2. Multiply Equations to Create Opposite Coefficients: To eliminate 't', we need to make the coefficients of 't' opposites. We can achieve this by multiplying the first equation by -2 and the second equation by 9:

   (-2) * (8s - 9t) = (-2) * 15  =>  -16s + 18t = -30
   (9) * (7s - 2t) = (9) * 12   =>   63s - 18t = 108
   

   Notice that the coefficients of 't' are now 18 and -18, which are opposites.
3. Add the Equations: Now, we add the modified equations together:

   (-16s + 18t) + (63s - 18t) = -30 + 108
   

   This simplifies to:

   47s = 78
   

4. Solve for the Remaining Variable: Divide both sides of the equation by 47 to solve for 's':

   s = 78 / 47
   

5. Substitute to Find the Other Variable: Substitute the value of 's' back into either of the original equations to solve for 't'. Let's use the first equation:

   8 * (78 / 47) - 9t = 15
   

   Solve for 't':

   (624 / 47) - 9t = 15
   -9t = 15 - (624 / 47)
   -9t = (705 - 624) / 47
   -9t = 81 / 47
   t = (81 / 47) / -9
   t = -9 / 47
   

Therefore, the solution to the system of equations is s = 78/47 and t = -9/47.

Alternative Approach: Eliminating 's'

We could have also chosen to eliminate 's' instead of 't'. To do this, we would multiply the first equation by -7 and the second equation by 8:

(-7) * (8s - 9t) = (-7) * 15  =>  -56s + 63t = -105
(8) * (7s - 2t) = (8) * 12   =>   56s - 16t = 96

Adding these equations, we get:

47t = -9

Solving for 't':

t = -9 / 47

Substituting this value back into one of the original equations, we can solve for 's', which will yield the same result as before.

Common Challenges and How to Overcome Them

While the elimination method is powerful, there are some common challenges that students may encounter:

• Choosing the Right Variable to Eliminate: Sometimes, it's not immediately clear which variable is easier to eliminate. A good strategy is to look for coefficients that have a small least common multiple or that are already opposites or close to being opposites. If no such coefficients exist, it might not matter which variable you choose.
• Multiplying Equations Correctly: It's crucial to multiply both sides of the equation by the constant to maintain equality. A common mistake is to forget to multiply one of the terms.
• Arithmetic Errors: Mistakes in addition, subtraction, or multiplication can lead to incorrect solutions. It's always a good idea to double-check your work, especially when dealing with fractions or negative numbers.
• Dealing with Fractions: If the coefficients are fractions, it might be helpful to multiply the entire equation by the least common denominator to clear the fractions before proceeding with the elimination method.
• No Solution or Infinite Solutions: In some cases, a system of equations may have no solution or infinite solutions. If, during the elimination process, you end up with an equation like 0 = a (where a is a non-zero constant), the system has no solution. If you end up with an equation like 0 = 0, the system has infinite solutions. In this case, the two equations represent the same line.

Conclusion

The elimination method is a valuable tool for solving systems of linear equations. By strategically manipulating the equations to eliminate one variable, we can simplify the system and find the solution.

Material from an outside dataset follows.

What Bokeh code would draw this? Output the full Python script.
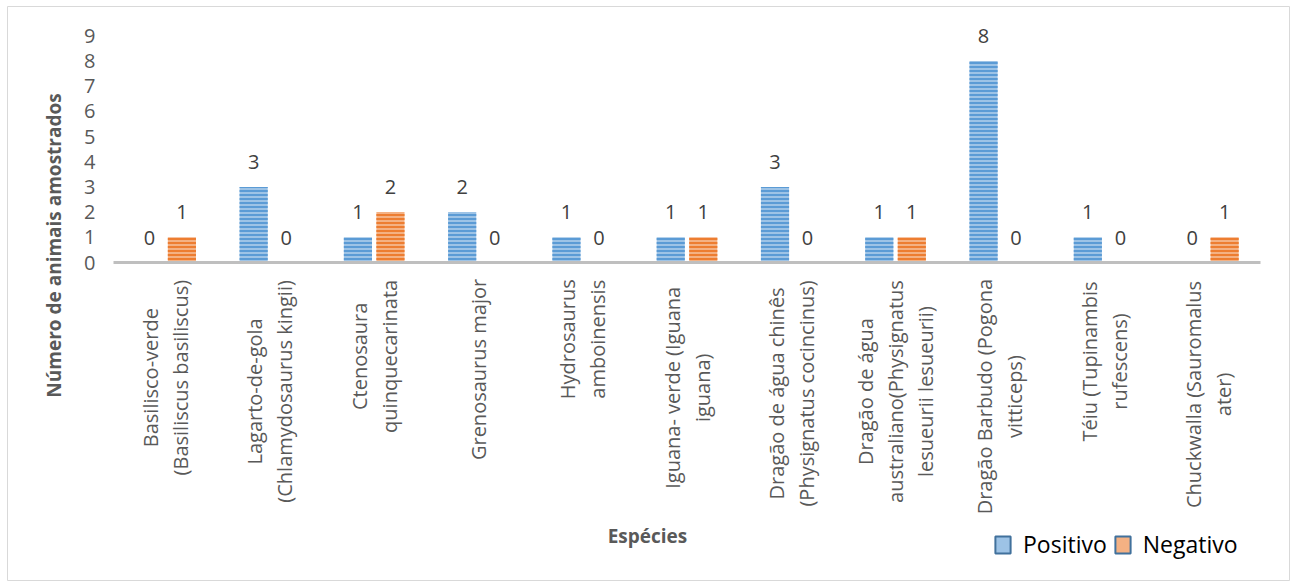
import math
from bokeh.plotting import figure
from bokeh.models import (Range1d, FixedTicker, LinearAxis, Label, Legend, LegendItem,
                          BoxAnnotation, ColumnDataSource)
from bokeh.transform import dodge
from bokeh.core.properties import value
from bokeh.embed import file_html
from bokeh.resources import INLINE

# ---------------- data ----------------
categories = [
    "Basilisco-verde\n(Basiliscus basiliscus)",
    "Lagarto-de-gola\n(Chlamydosaurus kingii)",
    "Ctenosaura\nquinquecarinata",
    "Grenosaurus major",
    "Hydrosaurus\namboinensis",
    "Iguana- verde (Iguana\niguana)",
    "Dragão de água chinês\n(Physignatus cocincinus)",
    "Dragão de água\naustraliano(Physignatus\nlesueurii lesueurii)",
    "Dragão Barbudo (Pogona\nvitticeps)",
    "Téiu (Tupinambis\nrufescens)",
    "Chuckwalla (Sauromalus\nater)",
]
positivo = [0, 3, 1, 2, 1, 1, 3, 1, 8, 1, 0]
negativo = [1, 0, 2, 0, 0, 1, 0, 1, 0, 0, 1]
series_names = ["Positivo", "Negativo"]
y_ticks = [0, 1, 2, 3, 4, 5, 6, 7, 8, 9]
y_title = "Número de animais amostrados"
x_title = "Espécies"

# ---------------- layout / style ----------------
FONT = "Open Sans"
W, H = 1296, 587
PX0, PX1 = 113, 1260          # pixel x of data x=0 and x=n (plot area)
PY0, PY9 = 262, 35.2          # pixel y (from top) of value 0 and value 9
BAR_W = 0.27
OFF = 0.156
CAT_FS = 20
CAT_LS = 30                   # line spacing of category labels (px)

n = len(categories)
ux = (PX1 - PX0) / n
uy = (PY0 - PY9) / 9.0
x_start, x_end = -PX0 / ux, n + (W - PX1) / ux
y_start, y_end = -(H - PY0) / uy, PY0 / uy


def sx(px):   # canvas px -> frame screen x
    return px


def sy(py):   # canvas px (from top) -> frame screen y (from bottom)
    return H - py


# approximate Open Sans advance widths (em) to centre multi-line rotated labels
_w = {'a': .556, 'b': .613, 'c': .48, 'd': .613, 'e': .561, 'f': .34, 'g': .547, 'h': .618,
      'i': .258, 'j': .258, 'k': .53, 'l': .258, 'm': .937, 'n': .618, 'o': .602, 'p': .613,
      'q': .613, 'r': .409, 's': .477, 't': .352, 'u': .618, 'v': .5, 'w': .774, 'x': .524,
      'y': .5, 'z': .468, ' ': .26, '(': .296, ')': .296, '-': .322}
_acc = {'ã': 'a', 'á': 'a', 'â': 'a', 'ê': 'e', 'é': 'e', 'í': 'i', 'ó': 'o', 'ú': 'u'}


def text_w(s, size):
    return sum(_w.get(_acc.get(ch, ch), .63) for ch in s) * size


src = ColumnDataSource(dict(
    xc=[i + 0.5 for i in range(n)],
    pos=positivo, neg=negativo,
    pos_lbl=[str(v) for v in positivo],
    neg_lbl=[str(v) for v in negativo],
))

p = figure(width=W, height=H, output_backend="svg", toolbar_location=None,
           x_range=Range1d(x_start, x_end), y_range=Range1d(y_start, y_end),
           min_border=0, min_border_left=0, min_border_right=0,
           min_border_top=0, min_border_bottom=0,
           x_axis_location=None, y_axis_location=None,
           background_fill_color="white", border_fill_color="white")
p.outline_line_color = None
p.xgrid.visible = False
p.ygrid.visible = False

# y axis fixed at x = 0
yax = LinearAxis(ticker=FixedTicker(ticks=y_ticks), fixed_location=0)
yax.axis_line_color = None
yax.major_tick_line_color = None
yax.minor_tick_line_color = None
yax.major_tick_out = 0
yax.major_tick_in = 0
yax.major_label_text_font = FONT
yax.major_label_text_font_size = "20px"
yax.major_label_text_color = "#595959"
yax.major_label_standoff = 18
p.add_layout(yax, "left")

# x axis fixed at y = 0 (category axis line)
xax = LinearAxis(ticker=FixedTicker(ticks=[]), fixed_location=0, bounds=(0, n))
xax.axis_line_color = "#BFBFBF"
xax.axis_line_width = 3
xax.major_tick_line_color = None
xax.minor_tick_line_color = None
xax.major_label_text_font_size = "0px"
p.add_layout(xax, "below")

# bars
bar_pos = p.vbar(x=dodge('xc', -OFF, range=p.x_range), top='pos', width=BAR_W, source=src,
                 fill_color="#9DC3E6", line_color=None,
                 hatch_pattern="horizontal_line", hatch_color="#5B9BD5",
                 hatch_scale=4, hatch_weight=2)
bar_neg = p.vbar(x=dodge('xc', OFF, range=p.x_range), top='neg', width=BAR_W, source=src,
                 fill_color="#F4B183", line_color=None,
                 hatch_pattern="horizontal_line", hatch_color="#ED7D31",
                 hatch_scale=4, hatch_weight=2)

# data labels
for field, lbl, off in (("pos", "pos_lbl", -OFF), ("neg", "neg_lbl", OFF)):
    p.text(x=dodge('xc', off, range=p.x_range), y=field, text=lbl, source=src,
           text_align="center", text_baseline="middle", y_offset=-25,
           text_font=value(FONT), text_font_size="20px", text_color="#404040")

# category labels (rotated, each line centred on the block)
for i, cat in enumerate(categories):
    lines = cat.split("\n")
    k = len(lines)
    L = max(text_w(s, CAT_FS) for s in lines)
    for j, line in enumerate(lines):
        p.add_layout(Label(x=i + 0.5, y=sy(PY0 + 17 + L / 2), x_units="data", y_units="screen",
                           x_offset=(j - (k - 1) / 2) * CAT_LS,
                           text=line, angle=math.pi / 2, text_align="center",
                           text_baseline="middle", text_font=FONT,
                           text_font_size=f"{CAT_FS}px", text_color="#595959"))

# axis titles
p.add_layout(Label(x=sx(53), y=sy(245), x_units="screen", y_units="screen",
                   text=y_title, angle=math.pi / 2, text_align="center", text_baseline="middle",
                   text_font=FONT, text_font_size="19px", text_font_style="bold",
                   text_color="#595959"))
p.add_layout(Label(x=sx(647), y=sy(535), x_units="screen", y_units="screen",
                   text=x_title, text_align="center", text_baseline="middle",
                   text_font=FONT, text_font_size="19px", text_font_style="bold",
                   text_color="#595959"))

# legend swatches: hidden solid copies of the bar series (solid fill, dark outline)
r1 = p.vbar(x=dodge('xc', -OFF, range=p.x_range), top='pos', width=BAR_W, source=src,
            fill_color="#9DC3E6", line_color="#41719C", line_width=2, visible=False)
r2 = p.vbar(x=dodge('xc', OFF, range=p.x_range), top='neg', width=BAR_W, source=src,
            fill_color="#F4B183", line_color="#41719C", line_width=2, visible=False)
legend = Legend(items=[LegendItem(label=series_names[0], renderers=[r1]),
                       LegendItem(label=series_names[1], renderers=[r2])],
                orientation="horizontal", location=(sx(993), sy(560)),
                glyph_width=19, glyph_height=21, label_text_font=FONT,
                label_text_font_size="23px", label_text_color="#000000",
                label_standoff=11, spacing=6, padding=0, margin=0,
                border_line_color=None, background_fill_alpha=0)
p.add_layout(legend, "center")

# chart-area border
p.add_layout(BoxAnnotation(left=sx(7), right=sx(1289), top=sy(6), bottom=sy(580),
                           left_units="screen", right_units="screen",
                           top_units="screen", bottom_units="screen",
                           fill_alpha=0, line_color="#D9D9D9", line_width=1, line_alpha=1))

open("out.html", "w").write(file_html(p, INLINE))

While there are potential challenges, understanding the steps involved and practicing regularly can help you master this technique. Remember to choose the variable that's easiest to eliminate, multiply equations carefully, and double-check your work to avoid errors. With practice, you'll be able to confidently solve systems of linear equations using the elimination method.

This article has provided a comprehensive guide to the elimination method, including a step-by-step explanation, an example system of equations, and strategies for overcoming common challenges. By understanding and applying these principles, you can enhance your problem-solving skills and confidently tackle various mathematical problems involving systems of linear equations.